▸ What this task involves:
Your task is to repeat the lines from the line with "Write the TikZ code for this diagram." to the line with "(depth) at (597,350)", both ends included, and nothing else. Pictures stay out of the copy.

Code that draws figures:
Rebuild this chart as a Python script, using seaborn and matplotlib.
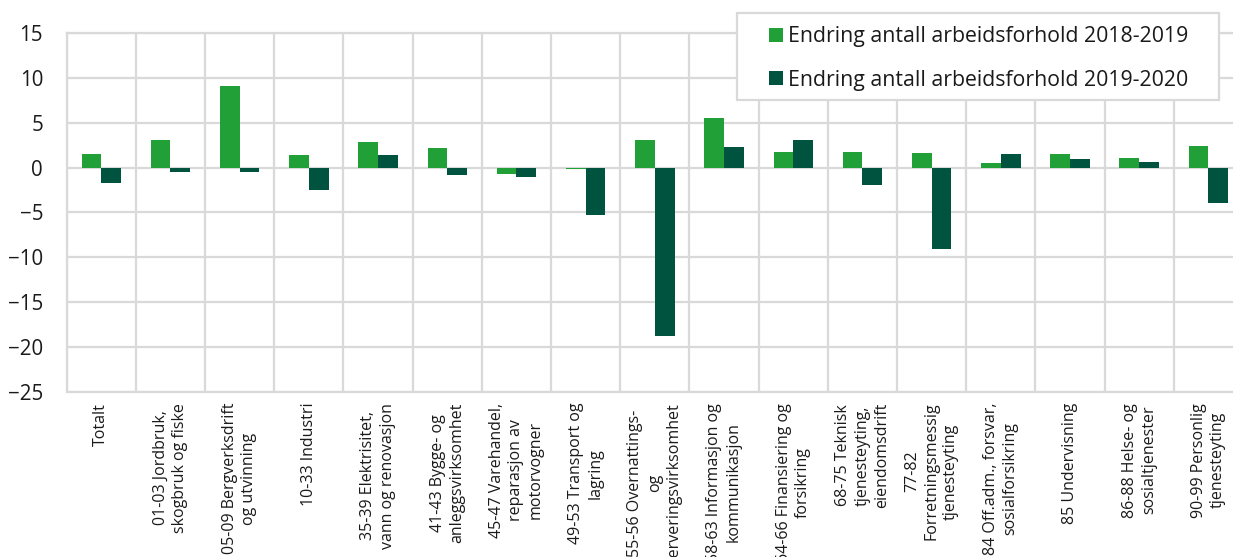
import matplotlib
matplotlib.use("Agg")
import matplotlib.pyplot as plt
from matplotlib.patches import Rectangle
import numpy as np
import pandas as pd
import seaborn as sns

# Næringer (x-akse)
naeringer = [
    "Totalt",
    "01-03 Jordbruk,\nskogbruk og fiske",
    "05-09 Bergverksdrift\nog utvinning",
    "10-33 Industri",
    "35-39 Elektrisitet,\nvann og renovasjon",
    "41-43 Bygge- og\nanleggsvirksomhet",
    "45-47 Varehandel,\nreparasjon av\nmotorvogner",
    "49-53 Transport og\nlagring",
    "55-56 Overnattings-\nog\nserveringsvirksomhet",
    "58-63 Informasjon og\nkommunikasjon",
    "64-66 Finansiering og\nforsikring",
    "68-75 Teknisk\ntjenesteyting,\neiendomsdrift",
    "77-82\nForretningsmessig\ntjenesteyting",
    "84 Off.adm., forsvar,\nsosialforsikring",
    "85 Undervisning",
    "86-88 Helse- og\nsosialtjenester",
    "90-99 Personlig\ntjenesteyting",
]

endring_2018_2019 = [1.5, 3.05, 9.1, 1.4, 2.9, 2.2, -0.7, -0.1, 3.1, 5.5, 1.75,
                     1.75, 1.6, 0.55, 1.5, 1.05, 2.4]
endring_2019_2020 = [-1.7, -0.45, -0.45, -2.5, 1.4, -0.8, -1.0, -5.3, -18.8, 2.3, 3.05,
                     -1.9, -9.1, 1.5, 0.95, 0.6, -3.9]

serier = ["Endring antall arbeidsforhold 2018-2019",
          "Endring antall arbeidsforhold 2019-2020"]
farger = ["#21A038", "#00543F"]

df = pd.DataFrame({
    "naering": naeringer * 2,
    "verdi": endring_2018_2019 + endring_2019_2020,
    "serie": [serier[0]] * len(naeringer) + [serier[1]] * len(naeringer),
})

sns.set_style("white")
plt.rcParams["font.family"] = ["Open Sans", "DejaVu Sans"]

W, H = 1233, 557
fig = plt.figure(figsize=(W / 100, H / 100), dpi=100)
ax = fig.add_axes([66.7 / W, 1 - 391.7 / H, (1243 - 66.7) / W, (391.7 - 33.3) / H])

sns.barplot(data=df, x="naering", y="verdi", hue="serie", palette=farger,
            width=0.57, ax=ax, saturation=1, edgecolor="none", zorder=3)

grid = "#D9D9D9"
ax.set_ylim(-25, 15)
ax.set_xlim(-0.5, len(naeringer) - 0.5)
ax.set_yticks(range(-25, 16, 5))
ax.set_xticks(np.arange(-0.5, len(naeringer)), minor=True)
ax.grid(axis="y", which="major", color=grid, linewidth=1.6, zorder=0)
ax.grid(axis="x", which="minor", color=grid, linewidth=1.6, zorder=0)
ax.grid(axis="x", which="major", visible=False)
ax.set_axisbelow(True)
for s in ax.spines.values():
    s.set_color(grid)
    s.set_linewidth(1.6)

ax.tick_params(axis="both", which="both", length=0)
ax.tick_params(axis="y", pad=17, labelsize=14.8, labelcolor="#1a1a1a")
ax.tick_params(axis="x", pad=8)
ax.set_xticks(range(len(naeringer)))
ax.set_xticklabels(naeringer, rotation=90, ha="center", va="top",
                   multialignment="center", fontsize=11.5, color="#1a1a1a",
                   linespacing=1.28)
ax.set_xlabel("")
ax.set_ylabel("")

# legend: egen ramme + legend uten ramme oppå
handles, labels = ax.get_legend_handles_labels()
ax.get_legend().remove()
fig.patches.append(Rectangle((737 / W, 1 - 100 / H), (1219 - 737) / W, (100 - 13.3) / H,
                             transform=fig.transFigure, facecolor="white",
                             edgecolor=grid, linewidth=1.6, zorder=2))
leg = fig.legend(handles, labels, loc="upper left",
                 bbox_to_anchor=(769 / W, 1 - 26.3 / H), bbox_transform=fig.transFigure,
                 borderaxespad=0, borderpad=0, frameon=False, fontsize=15.35,
                 handlelength=0.65, handleheight=0.65, handletextpad=0.25,
                 labelspacing=1.05)
leg.set_zorder(5)
for t in leg.get_texts():
    t.set_color("#1a1a1a")

fig.savefig("out.png", dpi=100)
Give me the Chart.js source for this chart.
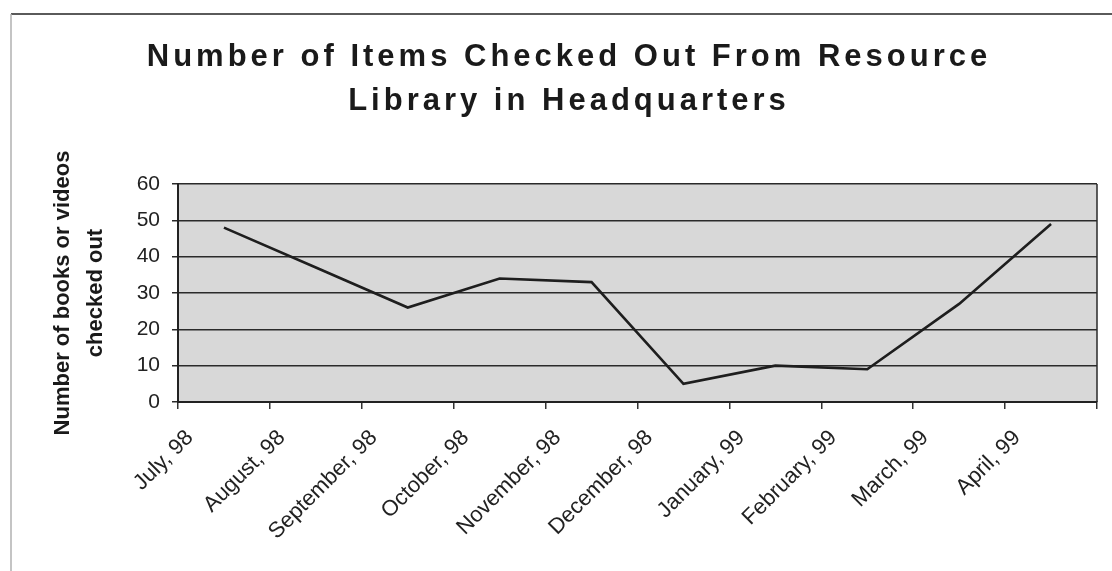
<!DOCTYPE html>
<html>
<head>
<meta charset="utf-8">
<title>Resource Library Checkouts</title>
<script src="https://cdn.jsdelivr.net/npm/chart.js@4.4.1/dist/chart.umd.min.js"></script>
<style>
  html, body { margin: 0; padding: 0; background: #fff; }
  #wrap { width: 1112px; height: 571px; }
</style>
</head>
<body>
<div id="wrap"><canvas id="chart" width="1112" height="571"></canvas></div>
<script>
// Monthly checkouts, July 98 - April 99
const titleLines = ["Number of Items Checked Out From Resource", "Library in Headquarters"];
const yTitleLines = ["Number of books or videos", "checked out"];
const months = [
  "July, 98", "August, 98", "September, 98", "October, 98", "November, 98",
  "December, 98", "January, 99", "February, 99", "March, 99", "April, 99"
];
const itemsOut = [48, 37, 26, 34, 33, 5, 10, 9, 27, 49];
const yTicks = [0, 10, 20, 30, 40, 50, 60];

const FONT = "'Liberation Sans', Arial, sans-serif";

// white page, thin outer frame and the grey plot panel
const framePlugin = {
  id: "frame",
  beforeDraw(chart) {
    const { ctx, chartArea: a } = chart;
    ctx.save();
    ctx.fillStyle = "#fff";
    ctx.fillRect(0, 0, chart.width, chart.height);
    ctx.strokeStyle = "#5a5a5a";
    ctx.lineWidth = 2;
    ctx.beginPath();
    ctx.moveTo(11, 14);
    ctx.lineTo(chart.width, 14);
    ctx.stroke();
    ctx.strokeStyle = "#b0b0b0";
    ctx.lineWidth = 1.5;
    ctx.beginPath();
    ctx.moveTo(11, 14);
    ctx.lineTo(11, chart.height);
    ctx.stroke();
    ctx.fillStyle = "#d8d8d8";
    ctx.fillRect(a.left, a.top, a.width, a.height);
    ctx.restore();
  },
  beforeDatasetsDraw(chart) {
    const { ctx, chartArea: a } = chart;
    ctx.save();
    ctx.strokeStyle = "#2a2a2a";
    ctx.lineWidth = 1.5;
    ctx.beginPath();
    ctx.moveTo(a.right, a.top);
    ctx.lineTo(a.right, a.bottom);
    ctx.stroke();
    ctx.restore();
  }
};

// spaced-out bold heading, two centred lines
const headingPlugin = {
  id: "heading",
  afterDraw(chart) {
    const ctx = chart.ctx;
    const spacing = 4;
    ctx.save();
    ctx.font = "bold 31px " + FONT;
    ctx.letterSpacing = spacing + "px";
    ctx.fillStyle = "#1a1a1a";
    ctx.textAlign = "center";
    ctx.textBaseline = "alphabetic";
    titleLines.forEach((line, i) => {
      ctx.fillText(line, 567 + spacing / 2, 66 + i * 44);
    });
    ctx.restore();
  }
};

new Chart(document.getElementById("chart"), {
  type: "line",
  data: {
    labels: months,
    datasets: [{
      data: itemsOut,
      borderColor: "#1e1e1e",
      borderWidth: 2.6,
      pointRadius: 0,
      tension: 0,
      fill: false
    }]
  },
  options: {
    responsive: false,
    animation: false,
    layout: { padding: { top: 184, left: 40, right: 15, bottom: 9 } },
    plugins: {
      legend: { display: false },
      tooltip: { enabled: false },
      title: { display: false }
    },
    scales: {
      x: {
        type: "category",
        offset: true,
        afterFit(scale) { scale.height = 160; },
        grid: {
          offset: true,
          drawOnChartArea: false,
          tickLength: 7,
          color: "#333",
          lineWidth: 1.5
        },
        border: { color: "#222", width: 2 },
        ticks: {
          autoSkip: false,
          minRotation: 45,
          maxRotation: 45,
          padding: 16,
          labelOffset: -34,
          color: "#222",
          font: { family: FONT, size: 22 }
        }
      },
      y: {
        min: 0,
        max: 60,
        afterFit(scale) { scale.width = 138; },
        afterBuildTicks(scale) { scale.ticks = yTicks.map(v => ({ value: v })); },
        grid: { color: "#2a2a2a", lineWidth: 1.5, tickLength: 6 },
        border: { color: "#222", width: 2 },
        ticks: {
          padding: 12,
          color: "#222",
          font: { family: FONT, size: 21 }
        },
        title: {
          display: true,
          text: yTitleLines,
          color: "#1a1a1a",
          padding: { top: 6.5, bottom: 0 },
          font: { family: FONT, size: 22, weight: "bold", lineHeight: 1.5 }
        }
      }
    }
  },
  plugins: [framePlugin, headingPlugin]
});
</script>
</body>
</html>
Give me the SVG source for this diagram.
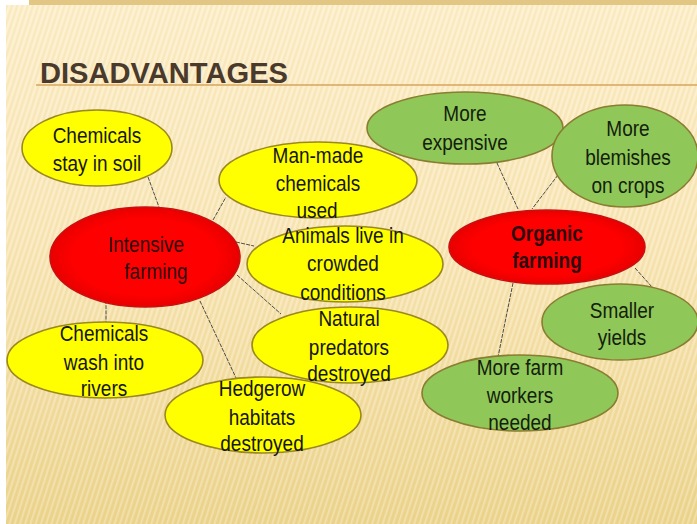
<svg xmlns="http://www.w3.org/2000/svg" width="697" height="524" viewBox="0 0 697 524">
<defs>
<linearGradient id="bg" x1="0" y1="0" x2="0" y2="1">
<stop offset="0" stop-color="#fdeec8"/>
<stop offset="0.45" stop-color="#f9e6b6"/>
<stop offset="1" stop-color="#ecd48c"/>
</linearGradient>
<pattern id="stripes" width="5" height="40" patternUnits="userSpaceOnUse" patternTransform="rotate(18)">
<rect x="0" y="0" width="1.6" height="40" fill="#ffffff" opacity="0.3"/>
<rect x="2.5" y="0" width="1.2" height="40" fill="#d8b870" opacity="0.15"/>
</pattern>
<radialGradient id="redg" cx="0.5" cy="0.5" r="0.5">
<stop offset="0.75" stop-color="#ff0000"/>
<stop offset="1" stop-color="#e80000"/>
</radialGradient>
</defs>
<style>
.y{fill:#ffff00;stroke:#9a8820;stroke-width:1.6}
.g{fill:#8fc859;stroke:#8a7c30;stroke-width:1.6}
.r{fill:url(#redg);stroke:#c81010;stroke-width:1.6}
.t{font-family:"Liberation Sans",Arial,sans-serif;font-size:19px;text-anchor:middle;fill:#161616;transform-box:fill-box;transform-origin:center;transform:scaleY(1.15)}
.tg{fill:#14200c}
.tr{fill:#2e0a10}
.b{font-weight:bold}
.c{stroke:#3a3a3a;stroke-width:0.9;fill:none;stroke-dasharray:4 1.2}
</style>
<rect x="0" y="0" width="697" height="524" fill="#ffffff"/>
<rect x="29" y="0" width="668" height="6" fill="#e2c683"/>
<rect x="6" y="5" width="691" height="519" fill="url(#bg)"/>
<rect x="6" y="5" width="691" height="519" fill="url(#stripes)"/>
<line x1="36" y1="85" x2="697" y2="85" stroke="#d9a45c" stroke-width="1.3"/>
<text x="40" y="83" font-family="'Liberation Sans Narrow','Liberation Sans',Arial,sans-serif" font-size="29" font-weight="bold" fill="#4a3a2c" textLength="248" lengthAdjust="spacingAndGlyphs">DISADVANTAGES</text>
<g id="connectors">
<line class="c" x1="148" y1="177" x2="159" y2="207"/>
<line class="c" x1="213" y1="220" x2="226" y2="197"/>
<line class="c" x1="236" y1="242" x2="254" y2="246"/>
<line class="c" x1="237" y1="275" x2="281" y2="314"/>
<line class="c" x1="106" y1="300" x2="106" y2="323"/>
<line class="c" x1="200" y1="301" x2="237" y2="380"/>
<line class="c" x1="497" y1="163" x2="518" y2="209"/>
<line class="c" x1="558" y1="175" x2="532" y2="209"/>
<line class="c" x1="635" y1="268" x2="652" y2="287"/>
<line class="c" x1="513" y1="283" x2="498" y2="357"/>
</g>
<g id="soil">
<ellipse class="y" cx="97" cy="148" rx="75" ry="38"/>
<text class="t" x="97" y="142">Chemicals</text>
<text class="t" x="97" y="170">stay in soil</text>
</g>
<g id="intensive">
<ellipse class="r" cx="145" cy="257" rx="95" ry="50"/>
<text class="t tr" x="146" y="251">Intensive</text>
<text class="t tr" x="156" y="278">farming</text>
</g>
<g id="manmade">
<ellipse class="y" cx="318" cy="180" rx="99" ry="38"/>
<text class="t" x="318" y="162">Man-made</text>
<text class="t" x="318" y="190">chemicals</text>
<text class="t" x="317" y="217">used</text>
</g>
<g id="animals">
<ellipse class="y" cx="345" cy="264" rx="98" ry="38"/>
<text class="t" x="343" y="242">Animals live in</text>
<text class="t" x="343" y="270">crowded</text>
<text class="t" x="343" y="299">conditions</text>
</g>
<g id="washrivers">
<ellipse class="y" cx="105" cy="360" rx="98" ry="38"/>
<text class="t" x="104" y="340">Chemicals</text>
<text class="t" x="104" y="369">wash into</text>
<text class="t" x="104" y="395">rivers</text>
</g>
<g id="hedgerow">
<ellipse class="y" cx="263" cy="415" rx="98" ry="38"/>
<text class="t" x="262" y="395">Hedgerow</text>
<text class="t" x="262" y="424">habitats</text>
<text class="t" x="262" y="450">destroyed</text>
</g>
<g id="predators">
<ellipse class="y" cx="350" cy="345" rx="98" ry="38"/>
<text class="t" x="349" y="325">Natural</text>
<text class="t" x="349" y="354">predators</text>
<text class="t" x="349" y="380">destroyed</text>
</g>
<g id="expensive">
<ellipse class="g" cx="465" cy="128" rx="98" ry="36"/>
<text class="t tg" x="465" y="120">More</text>
<text class="t tg" x="465" y="149">expensive</text>
</g>
<g id="blemishes">
<ellipse class="g" cx="625" cy="156" rx="73" ry="51"/>
<text class="t tg" x="628" y="135">More</text>
<text class="t tg" x="628" y="164">blemishes</text>
<text class="t tg" x="628" y="192">on crops</text>
</g>
<g id="organic">
<ellipse class="r" cx="547" cy="247" rx="98" ry="37"/>
<text class="t tr b" x="547" y="240">Organic</text>
<text class="t tr b" x="547" y="267">farming</text>
</g>
<g id="yields">
<ellipse class="g" cx="620" cy="322" rx="78" ry="38"/>
<text class="t tg" x="622" y="317">Smaller</text>
<text class="t tg" x="622" y="344">yields</text>
</g>
<g id="workers">
<ellipse class="g" cx="520" cy="393" rx="98" ry="38"/>
<text class="t tg" x="520" y="374">More farm</text>
<text class="t tg" x="520" y="402">workers</text>
<text class="t tg" x="520" y="429">needed</text>
</g>
</svg>
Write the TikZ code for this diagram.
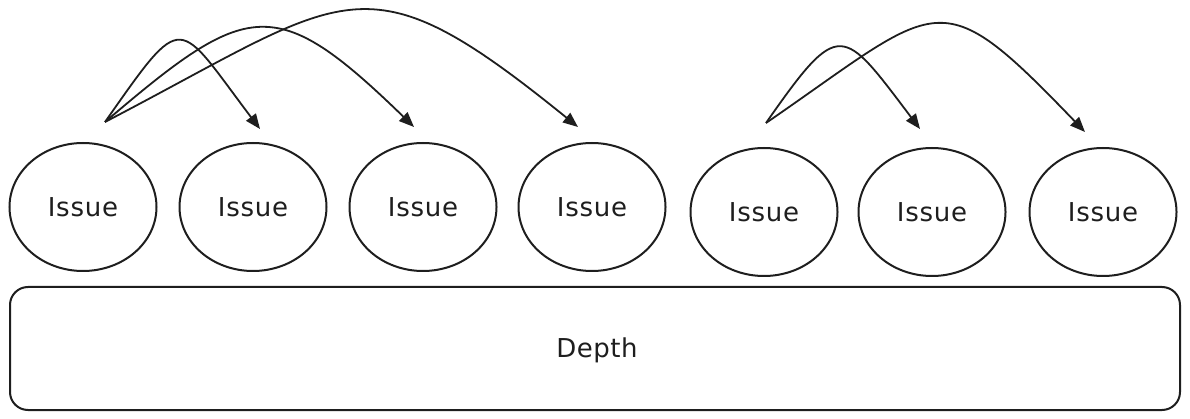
\documentclass[tikz,border=0pt]{standalone}
\usepackage{fontspec}
\setmainfont{DejaVu Sans}
\usetikzlibrary{shapes.geometric,arrows.meta,calc}
\definecolor{ink}{HTML}{1E1E1E}
\begin{document}
\begin{tikzpicture}[x=1pt,y=-1pt,
  issue/.style={ellipse,draw=ink,line width=2pt,minimum width=147pt,minimum height=128pt,inner sep=0pt,text=ink,
    font=\fontsize{26}{30}\selectfont\addfontfeature{LetterSpace=3}},
  base/.style={draw=ink,line width=2pt,rounded corners=18pt},
  lbl/.style={text=ink,font=\fontsize{26}{30}\selectfont\addfontfeature{LetterSpace=2}},
  jump/.style={draw=ink,line width=1.8pt,-{Triangle[length=15pt,width=12pt]}}
]
\useasboundingbox (0,0) rectangle (1190,419);

\node[issue] (c1) at (83,207) {Issue};
\node[issue] (c2) at (253,207) {Issue};
\node[issue] (c3) at (423,207) {Issue};
\node[issue] (c4) at (592,207) {Issue};
\node[issue] (c5) at (764,212) {Issue};
\node[issue] (c6) at (932,212) {Issue};
\node[issue] (c7) at (1103,212) {Issue};

\draw[base] (10,287) rectangle (1180,410);
\node[lbl] (depth) at (597,350) {Depth};

\coordinate (s1) at ($(c1.north)+(22,-20)$);
\coordinate (s2) at ($(c5.north)+(2,-24)$);
\coordinate (e2) at ($(c2.north)+(7,-13)$);
\coordinate (e3) at ($(c3.north)+(-9,-15)$);
\coordinate (e4) at ($(c4.north)+(-14,-15)$);
\coordinate (e6) at ($(c6.north)+(-12,-18)$);
\coordinate (e7) at ($(c7.north)+(-18,-15)$);

\draw[jump] (s1) .. controls (185,8) and (176,18) .. (e2);
\draw[jump] (s1) .. controls (248,0) and (275,-8) .. (e3);
\draw[jump] (s1) .. controls (351,-6) and (362,-48) .. (e4);
\draw[jump] (s2) .. controls (840,17) and (842,26) .. (e6);
\draw[jump] (s2) .. controls (942,2) and (937,-22) .. (e7);
\end{tikzpicture}
\end{document}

▸ Solution:
Write the TikZ code for this diagram.
\documentclass[tikz,border=0pt]{standalone}
\usepackage{fontspec}
\setmainfont{DejaVu Sans}
\usetikzlibrary{shapes.geometric,arrows.meta,calc}
\definecolor{ink}{HTML}{1E1E1E}
\begin{document}
\begin{tikzpicture}[x=1pt,y=-1pt,
  issue/.style={ellipse,draw=ink,line width=2pt,minimum width=147pt,minimum height=128pt,inner sep=0pt,text=ink,
    font=\fontsize{26}{30}\selectfont\addfontfeature{LetterSpace=3}},
  base/.style={draw=ink,line width=2pt,rounded corners=18pt},
  lbl/.style={text=ink,font=\fontsize{26}{30}\selectfont\addfontfeature{LetterSpace=2}},
  jump/.style={draw=ink,line width=1.8pt,-{Triangle[length=15pt,width=12pt]}}
]
\useasboundingbox (0,0) rectangle (1190,419);

\node[issue] (c1) at (83,207) {Issue};
\node[issue] (c2) at (253,207) {Issue};
\node[issue] (c3) at (423,207) {Issue};
\node[issue] (c4) at (592,207) {Issue};
\node[issue] (c5) at (764,212) {Issue};
\node[issue] (c6) at (932,212) {Issue};
\node[issue] (c7) at (1103,212) {Issue};

\draw[base] (10,287) rectangle (1180,410);
\node[lbl] (depth) at (597,350) {Depth};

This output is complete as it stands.